The fix is not fancy. Start lower than your instinct says, and start shorter than your instinct says. Air fryers run hot in a small space, and bread has no buffer. Fries have mass. Chicken has mass. Bread is thin, dry on the surface already, and exposed on all sides.

Use Lower Heat For Soft Results

If you want bread warm with only light crisping, work around 300°F to 325°F. That range gives the inside a chance to heat before the crust gets too firm. It works well for rolls, sandwich buns, naan, pita, and leftover garlic bread.

Use Mid Heat For Toast

If you want clear browning and a crisp bite, move toward 330°F to 350°F. Check fast. Thin slices can jump from barely colored to dark at the edges in less than a minute once they get going.

Check Early And Rotate Only When Needed

Open the basket early instead of trusting a long preset. Many slices don’t need flipping at all if the goal is toast. Flipping can help thicker bread brown more evenly, though it also costs heat and can knock off loose toppings.

Shield Rich Toppings

Garlic butter, grated cheese, cinnamon sugar, and sweet glazes can darken before the bread itself is ready. Spread them a bit thinner than you would in a full oven. If cheese is browning too fast, lower the heat and give it another short pass instead of stretching one long cycle.

When Bread Turns Out Better Than A Toaster

The air fryer wins when size, shape, or toppings rule out a normal toaster. Thick sourdough, half bagels, long rolls, artisan slices, mini flatbreads, and cheesy toast all fit better in a basket or tray. You can also control the finish more easily. Pull it early for a crisp shell and soft center, or leave it a bit longer for a dry, cracker-like crunch.

It also helps when you’re making a few pieces at once. A toaster is nice for plain slices.
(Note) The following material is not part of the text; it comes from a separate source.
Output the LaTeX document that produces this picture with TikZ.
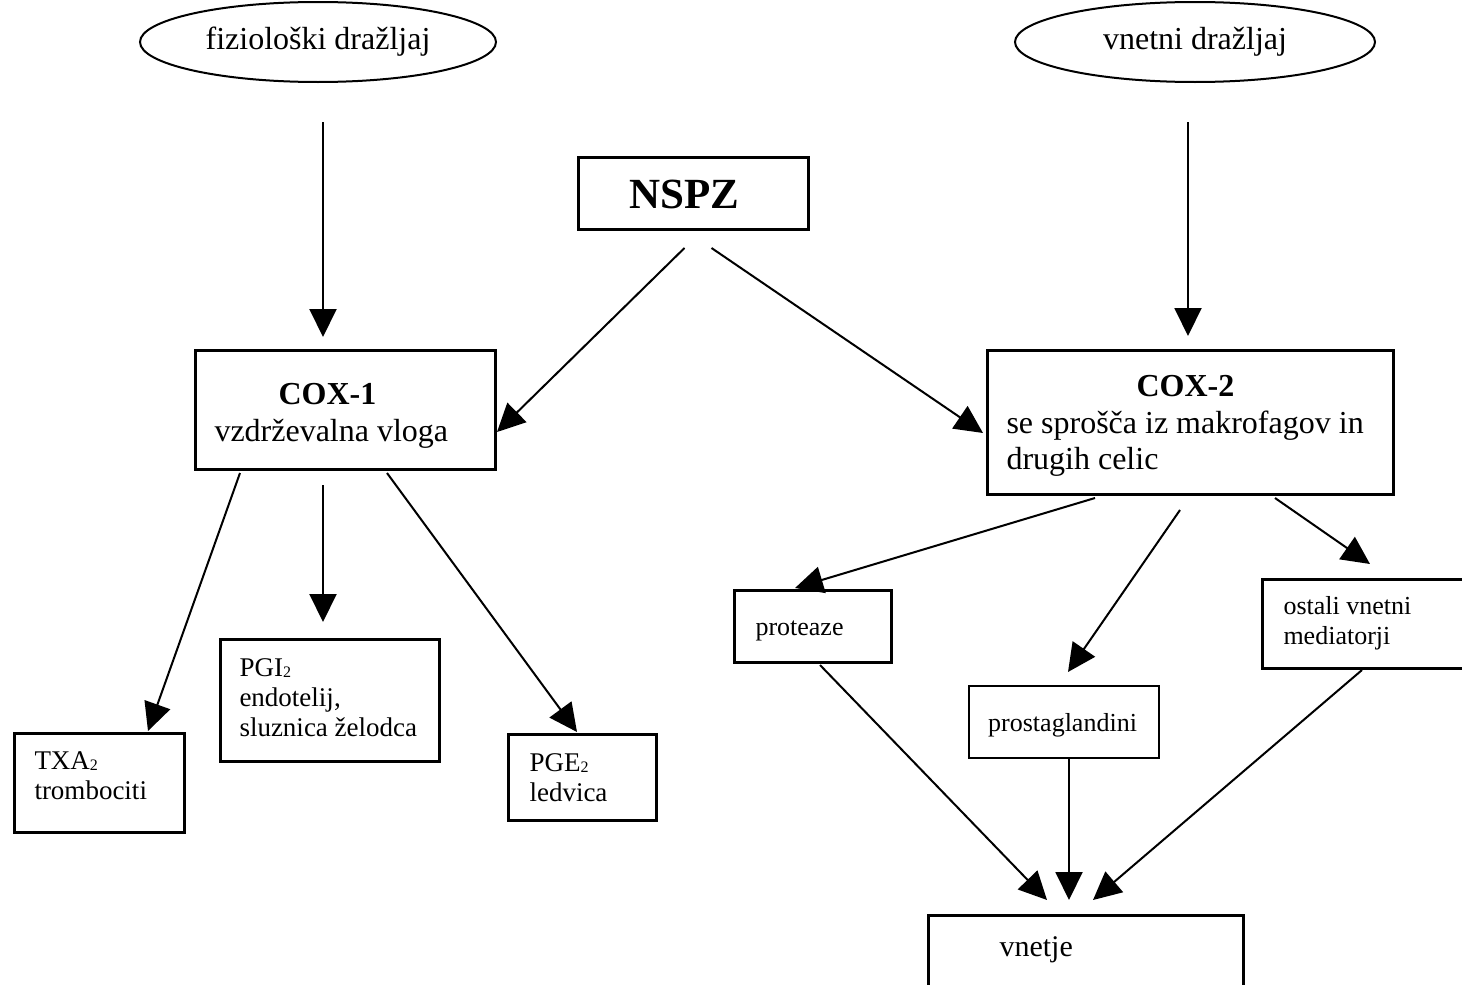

An air fryer is nicer when each piece needs something a little different, like one bun plain, one with butter, and one with cheese.

Common Mistakes That Ruin Bread

Most bad air-fryer bread comes from one of a handful of misses. The bread itself is rarely the problem.

Starting Too Hot

At 375°F or 400°F, bread can color before the inside warms much at all. That’s fine for a tiny crouton batch. It’s rough on sandwich bread and buns.

Walking Away

Bread cooks in minutes, not in long oven-style windows. If you step away to prep a filling, the basket can hand you dark toast before you get back.

Using Too Much Butter Or Oil

A light layer adds flavor and color. A heavy layer can create greasy patches, over-dark spots, and a fried texture that feels harsh, not crisp.

Overcrowding

If slices overlap, the overlapped spots steam while the exposed spots toast. You end up with pale patches next to dark corners. One layer works best.

Ignoring Food Safety With Filled Bread

Plain bread is easy. Bread stuffed with meat, egg, or leftovers needs the filling heated through. The FDA’s Apply the Heat chart lists 165°F for reheating leftovers, which matters for stuffed rolls, sliders, and filled toast more than it does for plain slices.

If you want this result Set the air fryer like this Watch for this sign
Warm, soft roll 300°F for 2–3 minutes Outside feels warm, shell still bends
Light toast 310–325°F for 1–2 minutes Pale gold with a soft middle
Deep toast 330–350°F for 2–4 minutes Firm edges and dry surface
Garlic bread 320–340°F for 3–5 minutes Butter bubbles, edges turn brown
Melted cheese toast 320–330°F for 3–4 minutes Cheese melts before dark spots spread
Frozen slice 300–320°F for 2–4 minutes No cold center left after pressing

How Different Bread Styles Behave

Lean breads like baguette, French bread, and many sourdough loaves crisp fast and stay crisp longer after cooking. Enriched breads like brioche and milk bread brown faster and can taste richer, though they also head toward dark edges sooner. Whole grain breads often need a touch more time because they’re denser, yet they can still dry out if the heat runs high.

Gluten-free bread is the trickiest group. Many brands start drier and more fragile than wheat bread, so the fan can make them brittle fast. Lower heat and short checks help a lot. The same goes for thin seeded slices, which can toast unevenly if the seed-heavy areas color faster than the rest.

What Happens If You Air Fry Bread Too Long

The crumb dries, the crust hardens, and the toasted notes turn sharp instead of warm and nutty. On sweet breads, sugar can shift from brown to bitter. On buttered bread, the fat can leave greasy dark spots. Once bread crosses that line, you can hide it under toppings, though you usually can’t pull it fully back.

If you overshoot by a little, turn the bread into croutons, breadcrumbs, or crostini. If you overshoot by a lot, start over and cut the next run short by at least a minute. That small change fixes more batches than any fancy trick.

Best Settings To Start With At Home

If your machine runs hot, begin at 300°F. If it cooks gently, begin at 320°F. For plain sliced bread, check at the one-minute mark. For thick slices, bagels, and buns, check at two minutes. For garlic bread or cheesy bread, check once the topping starts to bubble or melt.

That’s the practical answer to what happens to bread in an air fryer: it toasts quickly, browns hard on the surface, and rewards a low-and-check-early approach. Treat it like a fast bread oven, not like a full roasting cycle, and you’ll get bread that tastes fresh, crisp, and worth repeating.